# Maybe a dump question



## jay albers (May 8, 2009)

Are you guys just plowing in the neighborhood for money or are you traveling to? My real question is how are you moving your atv's? Are you throwing them on the back of the truck? does it fit? I'm thinking of getting in the biz part time and was thinking going the atv route. Been wanting a atv. The more I look at the atv forum the more excited I get!


----------



## mercer_me (Sep 13, 2008)

With my ATV I just plow at my house in areas that I can't fit my truck's 8' plow. But a 60" plow won't fit in the back a a truck.


----------



## Deco (Nov 14, 2009)

mercer_me;871495 said:


> With my ATV I just plow at my house in areas that I can't fit my truck's 8' plow. But a 60" plow won't fit in the back a a truck.

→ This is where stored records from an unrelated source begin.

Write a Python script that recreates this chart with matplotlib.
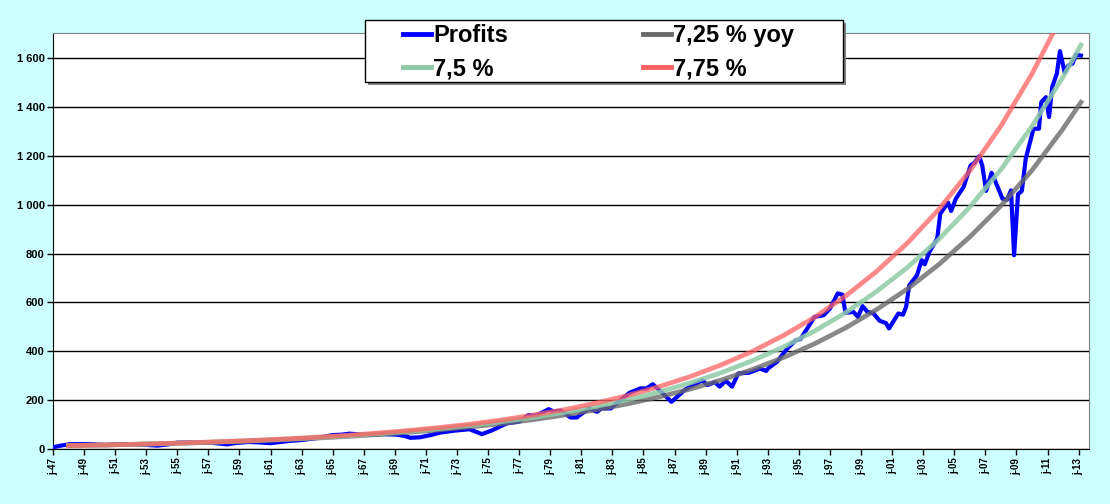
import matplotlib
matplotlib.use('Agg')
import matplotlib.pyplot as plt
from matplotlib.patches import Rectangle

plt.rcParams['font.family'] = ['Liberation Sans', 'DejaVu Sans']

# Profits (decimal year, value)
profit_years = [1947.0, 1947.5, 1948.1, 1949.0, 1949.6, 1950.4, 1951.1, 1952.0, 1952.8, 1953.7,
                1954.4, 1955.0, 1955.8, 1956.5, 1957.3, 1958.2, 1958.8, 1959.6, 1960.3, 1961.0,
                1961.7, 1962.2, 1963.0, 1964.0, 1965.0, 1965.6, 1966.1, 1966.8, 1967.5, 1968.2,
                1969.1, 1969.6, 1970.0, 1970.6, 1971.3, 1971.9, 1972.8, 1973.8, 1974.6, 1975.2,
                1976.2, 1977.0, 1977.6, 1978.1, 1978.9, 1979.2, 1979.7, 1980.3, 1980.7, 1981.5,
                1982.0, 1982.3, 1982.9, 1983.5, 1984.1, 1984.8, 1985.2, 1985.6, 1986.2, 1986.8,
                1987.7, 1988.4, 1988.8, 1989.1, 1989.6, 1989.9, 1990.3, 1990.7, 1991.1, 1991.8,
                1992.5, 1992.9, 1993.0, 1993.6, 1994.2, 1994.8, 1995.1, 1995.6, 1996.0, 1996.6,
                1997.0, 1997.5, 1997.8, 1998.0, 1998.5, 1998.8, 1999.1, 1999.4, 1999.8, 2000.2,
                2000.6, 2000.8, 2001.4, 2001.7, 2001.9, 2002.1, 2002.6, 2002.9, 2003.1, 2003.4,
                2003.9, 2004.1, 2004.6, 2004.8, 2005.1, 2005.6, 2006.05, 2006.3, 2006.6, 2006.8,
                2007.05, 2007.4, 2007.7, 2008.1, 2008.4, 2008.65, 2008.85, 2009.1, 2009.35, 2009.6,
                2010.1, 2010.45, 2010.6, 2010.9, 2011.1, 2011.3, 2011.6, 2011.8, 2012.1, 2012.35,
                2012.6, 2012.85, 2013.15]
profit_values = [8, 15, 21, 21, 21, 17, 21, 20, 19, 15,
                 20, 27, 28, 27, 26, 20, 26, 30, 28, 25,
                 30, 34, 38, 46, 58, 60, 64, 60, 59, 62,
                 60, 55, 47, 49, 58, 68, 76, 82, 62, 76,
                 106, 113, 140, 138, 164, 155, 158, 130, 130, 167,
                 153, 167, 167, 200, 231, 249, 249, 266, 231, 194,
                 245, 269, 282, 262, 274, 256, 280, 256, 310, 313,
                 330, 320, 330, 358, 408, 446, 450, 500, 541, 548,
                 575, 637, 632, 557, 562, 541, 585, 562, 555, 525,
                 516, 494, 555, 550, 582, 670, 711, 773, 756, 807,
                 861, 963, 1008, 974, 1024, 1072, 1160, 1171, 1198, 1160,
                 1056, 1130, 1086, 1024, 1020, 1058, 793, 1042, 1056, 1188,
                 1310, 1310, 1419, 1439, 1358, 1480, 1535, 1627, 1541, 1569,
                 1576, 1613, 1609]

# trend curves, read every two years
curve_years = [1948, 1950, 1952, 1954, 1956, 1958, 1960, 1962, 1964, 1966, 1968,
               1970, 1972, 1974, 1976, 1978, 1980, 1982, 1984, 1986, 1988, 1990,
               1992, 1994, 1996, 1998, 2000, 2002, 2004, 2006, 2008, 2010, 2012, 2013.15]
curve_725 = [15, 17.3, 19.8, 22.8, 26.2, 30.2, 34.7, 39.9, 45.9, 52.8, 60.8,
             69.9, 80.4, 92.5, 106, 122, 141, 162, 186, 214, 246, 283,
             326, 375, 431, 496, 571, 656, 755, 868, 995, 1140, 1310, 1418]
curve_75 = [15, 17.3, 20.0, 23.2, 26.8, 30.9, 35.8, 41.3, 47.8, 55.2, 63.8,
            73.7, 85.2, 98.5, 114, 131, 152, 176, 203, 234, 271, 313,
            362, 418, 483, 558, 645, 744, 858, 990, 1143, 1320, 1522, 1652]
curve_775 = [15, 17.4, 20.2, 23.5, 27.3, 31.6, 36.7, 42.6, 49.5, 57.5, 66.7,
             77.5, 89.9, 104, 121, 141, 163, 190, 220, 256, 297, 345,
             400, 465, 539, 626, 727, 844, 980, 1138, 1321, 1534, 1781, 1941]

tick_years = list(range(1947, 2014, 2))
tick_labels = ['j-%02d' % (y % 100) for y in tick_years]

fig = plt.figure(figsize=(11.1, 5.04), dpi=100, facecolor='#ccffff')
ax = fig.add_axes([53 / 1110, 1 - 449.3 / 504, (1089 - 53) / 1110, (449.3 - 33.3) / 504])
ax.set_facecolor('white')

ax.plot(profit_years, profit_values, color='#0000ff', lw=3.0, label='Profits', zorder=3)
ax.plot(curve_years, curve_725, color='#6a6a6a', lw=3.4, alpha=0.8, label='7,25 % yoy', zorder=4)
ax.plot(curve_years, curve_75, color='#8ecaa6', lw=3.4, alpha=0.85, label='7,5 %', zorder=5)
ax.plot(curve_years, curve_775, color='#ff6060', lw=3.4, alpha=0.75, label='7,75 %', zorder=6)

ax.set_xlim(1947, 2013.67)
ax.set_ylim(0, 1700)
ax.set_yticks(range(0, 1700, 200))
ax.set_yticklabels([f'{v:,}'.replace(',', ' ') for v in range(0, 1700, 200)],
                   fontsize=8, fontweight='bold')
ax.set_xticks(tick_years)
ax.set_xticklabels(tick_labels, rotation=90, fontsize=7, fontweight='bold')
ax.tick_params(axis='both', direction='out', length=4, width=1, color='black', pad=2)
ax.yaxis.grid(True, color='black', lw=1)
ax.set_axisbelow(True)

for s in ['top', 'right']:
    ax.spines[s].set_color('#808080')
for s in ['left', 'bottom']:
    ax.spines[s].set_color('black')

# legend box with drop shadow
W, H = 1110, 504
fig.patches.append(Rectangle((368 / W, 1 - 85 / H), 478 / W, 62 / H, transform=fig.transFigure,
                             facecolor='#808080', edgecolor='none', zorder=3))
fig.patches.append(Rectangle((365 / W, 1 - 82 / H), 478 / W, 62 / H, transform=fig.transFigure,
                             facecolor='white', edgecolor='black', lw=1, zorder=4))

h, l = ax.get_legend_handles_labels()
order = [0, 2, 1, 3]
leg = fig.legend([h[i] for i in order], [l[i] for i in order], ncol=2,
                 loc='upper left', bbox_to_anchor=(403 / W, 1 - 24 / H),
                 prop={'size': 17, 'weight': 'bold'}, frameon=False, borderaxespad=0,
                 handlelength=1.2, handletextpad=0.08, columnspacing=5.72,
                 labelspacing=0.45, borderpad=0)
leg.set_zorder(5)
for line in leg.get_lines():
    line.set_linewidth(3.5)
    line.set_alpha(1)

fig.savefig('out.png', dpi=100, facecolor=fig.get_facecolor())
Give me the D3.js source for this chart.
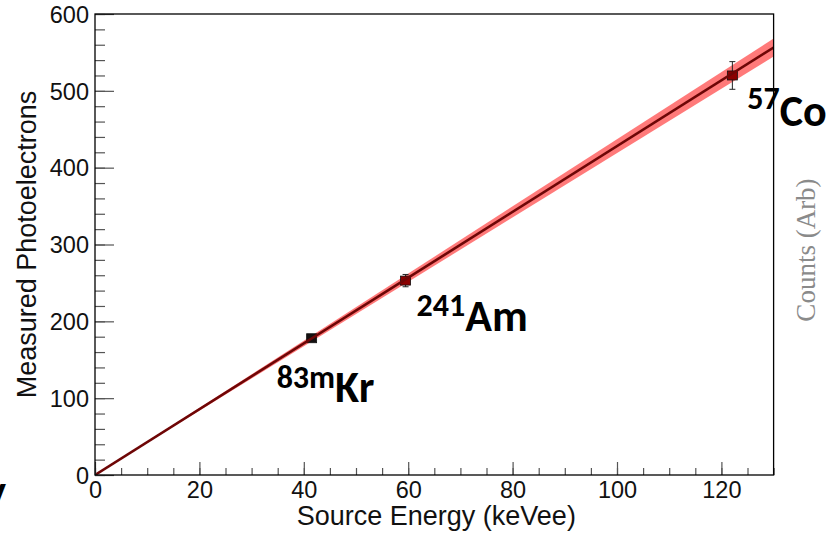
<!DOCTYPE html>
<html>
<head>
<meta charset="utf-8">
<script src="https://cdn.jsdelivr.net/npm/d3@7"></script>
<style>
    body { margin: 0; background: #fff; }
    svg { display: block; }
</style>
</head>
<body>
<div id="chart"></div>
<script>
"use strict";

// calibration sources
const isotopeMass = ["83m", "241", "57"];
const isotopeSymbol = ["Kr", "Am", "Co"];
const energyKeV = [41.5, 59.5, 122.1];
const measuredPE = [178, 253, 520];
const peError = [3, 8, 18];
const markerFill = ["#141010", "#8b0000", "#8b0000"];

// linear fit through the origin
const fitSlope = 4.28;
const fitSlopeErr = 0.09;

// axis ticks
const xMajorTicks = [0, 20, 40, 60, 80, 100, 120];
const xMinorTicks = d3.range(0, 131, 5);
const yMajorTicks = [0, 100, 200, 300, 400, 500, 600];
const yMinorTicks = d3.range(0, 601, 20);

// label placement relative to each point (px): x, baseline, superscript rise
const labelOffset = [[-35, 64, 14], [11, 50, 15], [15, 51, 17]];

const W = 828, H = 533;

let svg = d3.select("#chart")
    .append("svg")
    .attr("width", W)
    .attr("height", H);

svg.append("rect").attr("width", W).attr("height", H).attr("fill", "#fff");

let x = d3.scaleLinear().domain([0, 130]).range([95, 773.6]);
let y = d3.scaleLinear().domain([0, 600]).range([475, 14]);

// error band of the fit
let band = d3.area()
    .x(d => x(d))
    .y0(d => y(d * (fitSlope - fitSlopeErr)))
    .y1(d => y(d * (fitSlope + fitSlopeErr)));

svg.append("defs").append("clipPath").attr("id", "plotClip")
    .append("rect")
    .attr("x", x(0)).attr("y", y(600))
    .attr("width", x(130) - x(0)).attr("height", y(0) - y(600));

let plot = svg.append("g").attr("clip-path", "url(#plotClip)");

plot.append("path")
    .datum(x.domain())
    .attr("d", band)
    .attr("fill", "#ff1a1a")
    .attr("fill-opacity", 0.58);

// error bars
let pts = d3.range(energyKeV.length);
plot.selectAll(".err")
    .data(pts)
    .join("path")
    .attr("class", "err")
    .attr("d", i => {
        let cx = x(energyKeV[i]);
        let y1 = y(measuredPE[i] + peError[i]);
        let y2 = y(measuredPE[i] - peError[i]);
        return `M${cx},${y1}V${y2}M${cx - 3},${y1}H${cx + 3}M${cx - 3},${y2}H${cx + 3}`;
    })
    .attr("stroke", "#222")
    .attr("stroke-width", 1)
    .attr("fill", "none");

// markers
plot.selectAll(".mk")
    .data(pts)
    .join("rect")
    .attr("class", "mk")
    .attr("x", i => x(energyKeV[i]) - 5)
    .attr("y", i => y(measuredPE[i]) - 4.5)
    .attr("width", 10)
    .attr("height", 9)
    .attr("fill", i => markerFill[i])
    .attr("stroke", "#111")
    .attr("stroke-width", 0.8);

// fit line
let fitLine = d3.line()
    .x(d => x(d))
    .y(d => y(d * fitSlope));

plot.append("path")
    .datum(x.domain())
    .attr("d", fitLine)
    .attr("stroke", "#6e0606")
    .attr("stroke-width", 2.6)
    .attr("fill", "none");

// axes (ROOT style: ticks pointing inside)
function drawAxis(axis, tf) {
    let g = svg.append("g").attr("transform", tf).call(axis);
    g.select(".domain").remove();
    g.selectAll(".tick line").attr("stroke", "#555").attr("stroke-width", 1.2);
    g.selectAll("text")
        .attr("font-family", "'Liberation Sans', Arial, sans-serif")
        .attr("font-size", 23.5)
        .attr("fill", "#111");
    return g;
}

drawAxis(d3.axisBottom(x).tickValues(xMinorTicks).tickSize(-7).tickFormat(""),
    `translate(0,${y(0)})`);
let gx = drawAxis(d3.axisBottom(x).tickValues(xMajorTicks).tickSize(-13),
    `translate(0,${y(0)})`);
gx.selectAll("text").attr("y", 6).attr("dy", "0.71em");

drawAxis(d3.axisLeft(y).tickValues(yMinorTicks).tickSize(-10).tickFormat(""),
    `translate(${x(0)},0)`);
let gy = drawAxis(d3.axisLeft(y).tickValues(yMajorTicks).tickSize(-19),
    `translate(${x(0)},0)`);
gy.selectAll("text").attr("x", -6).attr("dy", "0.35em");

// frame
svg.append("rect")
    .attr("x", x(0)).attr("y", y(600))
    .attr("width", x(130) - x(0)).attr("height", y(0) - y(600))
    .attr("fill", "none")
    .attr("stroke", "#000")
    .attr("stroke-width", 1.3);

// axis titles
svg.append("text")
    .attr("x", (x(0) + x(130)) / 2 + 2)
    .attr("y", 525)
    .attr("text-anchor", "middle")
    .attr("font-family", "'Liberation Sans', Arial, sans-serif")
    .attr("font-size", 27)
    .attr("fill", "#111")
    .text("Source Energy (keVee)");

svg.append("text")
    .attr("transform", `translate(36,${(y(0) + y(600)) / 2}) rotate(-90)`)
    .attr("text-anchor", "middle")
    .attr("font-family", "'Liberation Sans', Arial, sans-serif")
    .attr("font-size", 27)
    .attr("fill", "#111")
    .text("Measured Photoelectrons");

// isotope labels
let labels = svg.selectAll(".iso")
    .data(pts)
    .join("text")
    .attr("class", "iso")
    .attr("x", i => x(energyKeV[i]) + labelOffset[i][0])
    .attr("y", i => y(measuredPE[i]) + labelOffset[i][1])
    .attr("font-family", "Carlito, Calibri, Lato, sans-serif")
    .attr("font-weight", "bold")
    .attr("fill", "#000");

labels.append("tspan")
    .attr("font-size", 32)
    .attr("dy", i => -labelOffset[i][2])
    .text(i => isotopeMass[i]);
labels.append("tspan")
    .attr("font-size", 44)
    .attr("dy", i => labelOffset[i][2])
    .text(i => isotopeSymbol[i]);

// neighbouring panel remnants
svg.append("text")
    .attr("transform", "translate(815,250) rotate(-90)")
    .attr("text-anchor", "middle")
    .attr("font-family", "'Liberation Serif', 'DejaVu Serif', serif")
    .attr("font-size", 27)
    .attr("fill", "#8a8a8a")
    .text("Counts (Arb)");

svg.append("text")
    .attr("x", 6)
    .attr("y", 506)
    .attr("text-anchor", "end")
    .attr("font-family", "Carlito, Calibri, Lato, sans-serif")
    .attr("font-weight", "bold")
    .attr("font-size", 44)
    .attr("fill", "#000")
    .text("y");
</script>
</body>
</html>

it will fit if you back it in and let the blade hang out the back


----------



## jay albers (May 8, 2009)

yeah I only have a 48" clearance on my wheelwell. plus I'm not sure about getting ramps out and loading and unloading an atv every time.
I have a silverrodo and a myer e47 plow and pump, real old I ripped it off a 88 suberban. I can't find the mount for my truck. It's a 96. A new one is $600 bucks! I don't want to invest that much. My truck my take a sh#t on me then I got this mount on it.


----------



## snow tender (Nov 30, 2008)

Have a sidewalk guy. Have it on a snowmobile trailer. new set up for the season. Thinking this should work well.


----------